Lawyers representing alleged victims of convicted sex offender Jeffrey Epstein have threatened to subpoena Prince Andrew after the royal was accused of “zero co-operation” with US prosecutors.
In November, the prince said he was “willing to help any appropriate law enforcement agency” if required, after he appeared in a BBC Newsnight interview in which he was questioned over his friendship with Epstein.
But Geoffrey Berman, US attorney and the lead prosecutor in the inquiry, said Monday that the Duke of York has not responded to requests for an interview.
“It’s fair for people to know whether Prince Andrew has followed through with that public commitment,” said Berman, the US Attorney for the Southern District of New York.
“To date, Prince Andrew has provided zero cooperation.”
Gloria Allred, a US lawyer representing some of Epstein’s alleged victims, told BBC Radio 4’s Today program on Tuesday: “This is ridiculous. It’s just not acceptable.”
She added: “I don’t now whether Prince Andrew thinks he’s above the law or whether he thinks that he doesn’t know anything… but excuses just don’t cut this anymore.”
Lisa Bloom, another US lawyer representing five women who say they were abused by Epstein, told BBC’s Newsnight on Monday that her clients were “outraged and disappointed” by Prince Andrew’s failure to cooperate.
“If Prince Andrew truly has done nothing wrong then it’s incumbent upon him to go and speak to the FBI at a time that’s convenient for him and say what he knows,” she said. “Perhaps he can help bring other people to justice.”
Buckingham Palace did not provide any comment in response to CNN’s request.
Can the US subpoena Prince Andrew?
A subpoena is an order that compels someone to appear in court or to submit evidence.
Antonios Tzanakopoulos, associate professor of Public International Law at Oxford University, told CNN that a US court “can always issue a subpoena” but they cannot make someone comply if they are in another jurisdiction, including the UK.
Allred told the BBC that lawyers in the civil lawsuit could seek to subpoena Prince Andrew if he were to travel to the US. “Certainly, if he ever came back to the United States, that would be one of the first things that I’m sure a lot of lawyers, including me, would want to do,” she said.
If he were to travel to the US on an official visit, it is likely he would have some form of immunity, although it might be different if he were on a private visit, added Tzanakopoulos.
Is there another way Prince Andrew could be made to give evidence?
Countries including the UK and US have a Mutual Assistance Treaty, but this is reserved for criminal matters, says Tzanakopoulos. “There is no criminal matter pending in regard to Prince Andrew,” he said.
Epstein died by apparent suicide in August, so his alleged victims have instead brought a civil suit against his estate, claiming damages.
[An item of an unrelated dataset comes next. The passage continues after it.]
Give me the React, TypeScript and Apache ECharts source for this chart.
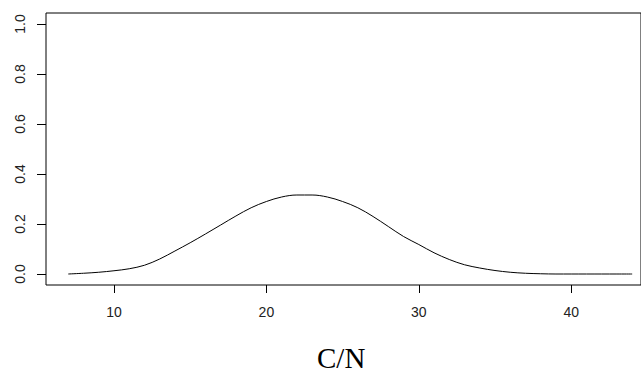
import React, { useEffect, useRef } from "react";
import * as echarts from "echarts";

// C/N values along the x axis and the curve's height at each one
const cnValues = [7, 8, 9, 10, 11, 12, 13, 14, 15, 16, 17, 18, 19, 20, 21, 22, 23, 24, 25, 26, 27, 28, 29, 30, 31, 32, 33, 34, 35, 36, 37, 38, 39, 40, 41, 42, 43, 44];
const curveValues = [0.0, 0.003, 0.007, 0.013, 0.021, 0.035, 0.06, 0.092, 0.125, 0.16, 0.196, 0.232, 0.265, 0.29, 0.308, 0.316, 0.316, 0.308, 0.29, 0.265, 0.23, 0.19, 0.15, 0.118, 0.085, 0.058, 0.037, 0.024, 0.014, 0.007, 0.003, 0.001, 0, 0, 0, 0, 0, 0];

const xTicks = [10, 20, 30, 40];
const yTicks = [0, 0.2, 0.4, 0.6, 0.8, 1.0];
const xTitle = "C/N";

const X_MIN = 5.54;
const X_MAX = 44.58;
const Y_MIN = -0.044;
const Y_MAX = 1.044;

export default function App() {
  const ref = useRef<HTMLDivElement>(null);

  useEffect(() => {
    if (!ref.current) return;
    const chart = echarts.init(ref.current, null, { renderer: "svg" });
    const labelFont = { fontFamily: "Liberation Sans, Arial, sans-serif", fontSize: 14, color: "#222" };
    chart.setOption({
      animation: false,
      backgroundColor: "#fff",
      grid: {
        show: true,
        left: 46,
        top: 13,
        bottom: 87,
        right: -1,
        borderColor: "#000",
        borderWidth: 1,
        backgroundColor: "transparent",
      },
      xAxis: {
        type: "value",
        min: X_MIN,
        max: X_MAX,
        axisLine: { show: false, onZero: false },
        splitLine: { show: false },
        axisTick: {
          show: true,
          length: 8,
          customValues: xTicks,
          lineStyle: { color: "#000", width: 1 },
        },
        axisLabel: {
          ...labelFont,
          margin: 20,
          customValues: xTicks,
          formatter: (v: number) => String(v),
        },
      },
      yAxis: {
        type: "value",
        min: Y_MIN,
        max: Y_MAX,
        axisLine: { show: false, onZero: false },
        splitLine: { show: false },
        axisTick: {
          show: true,
          inside: false,
          length: 9,
          customValues: yTicks,
          lineStyle: { color: "#000", width: 1 },
        },
        axisLabel: {
          ...labelFont,
          rotate: 90,
          margin: 19,
          customValues: yTicks,
          formatter: (v: number) => v.toFixed(1),
        },
      },
      series: [
        {
          type: "line",
          data: cnValues.map((x, i) => [x, curveValues[i]]),
          smooth: 0.35,
          showSymbol: false,
          lineStyle: { color: "#000", width: 1 },
        },
      ],
      graphic: [
        {
          type: "text",
          left: 343 - 26,
          top: 343,
          style: {
            text: xTitle,
            fontFamily: "Liberation Serif, Times New Roman, serif",
            fontSize: 29,
            fill: "#000",
          },
        },
      ],
    });
    return () => chart.dispose();
  }, []);

  return (
    <div
      ref={ref}
      style={{ position: "fixed", left: 0, top: 0, width: 641, height: 372, background: "#fff" }}
    />
  );
}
The FBI’s criminal investigation concerns Epstein’s alleged co-conspirators.
Virginia Giuffre, one of Epstein’s accusers, claims she was trafficked to London by Epstein in 2001, when she was 17, and forced to have sex with his friends, including Prince Andrew.
The prince has emphatically denied any form of sexual contact or relationship with her.
The US could make a request to the UK’s High Court under a law that provides assistance in civil matters, says Tzanakopoulos, but this process is “so permissive it’s easy to give reasons not to do it.”
Are the UK courts likely to help?
The UK makes its own rules on how to comply with a request relating to a proceeding in a foreign court.
The Evidence (Proceedings in Other Jurisdictions) Act 1975 states that “a person shall not be compelled … to give any evidence if his doing so would be prejudicial to the security of the United Kingdom.”
Tzanakopoulos believes that “if we’re talking about the Queen’s son, arguments could easily be made that it is prejudicial.”
Anna Bradshaw, a lawyer at Peters and Peters Solicitors, told CNN that even if a request were made for Mutual Legal Assistance in a criminal case, the prince could respond in a UK court with all the accompanying protections available under UK law.
Even if such a request were granted or refused, Bradshaw said, the public would not necessarily know about it – UK government policy is not to reveal the details of such requests.